Я отнюдь не являюсь лоббистом охранных структур, однако, как мне кажется, на нынешнем этапе они могли бы оказать более серьезную поддержку государству в борьбе с преступностью.
После принятия закона «О частной детективной и охранной деятельности в РФ» охранный бизнес начал развиваться беспрецедентными темпами, особенно в Москве и Санкт-Петербурге. К 1998 году в нашем городе насчитывалось более 800 частных охранных предприятий, или ЧОПов (примерно 7,6 % от общего числа по стране). По разным оценкам, пять лет спустя в Петербурге и области было зарегистрировано уже порядка 1100 охранных предприятий. Параллельно с ростом количества ЧОПов наблюдалась устойчивая динамика уменьшения числа ЧСБ (частных служб безопасности).
Создание ЧСБ практиковали банки и прочие финансовые структуры, а также коммерческие предприятия, активно участвовавшие в теневом секторе экономики.
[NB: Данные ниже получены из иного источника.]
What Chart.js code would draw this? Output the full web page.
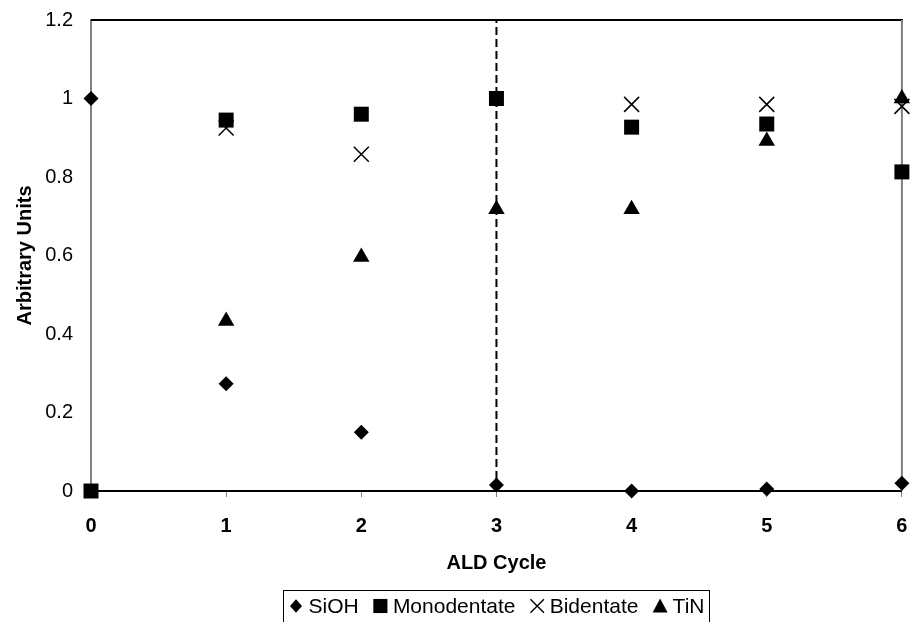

У первых в начале 1990-х имелось достаточно «свободных» денег на подобную роскошь. Для вторых главным было не допустить посторонних в свою кухню. Однако во второй половине 1990-х (и особенно после дефолта 1998 года) количество банков резко сократилось, а выжившие банки стали беднее. Теневой сектор также частично стал двигаться в сторону легализации. В этих условиях содержать собственную службу безопасности нередко было экономически неэффективно, поэтому некоторые собственники стали перестраивать их в карманные ЧОПы, дабы охранять свой бизнес плюс иметь возможность немного подзаработать на стороне, чтобы хоть частично окупить затраты на содержание службы. И все же большинство бизнесменов предпочли идти по пути сотрудничества с уже существующими, хорошо зарекомендовавшими себя ЧОПами.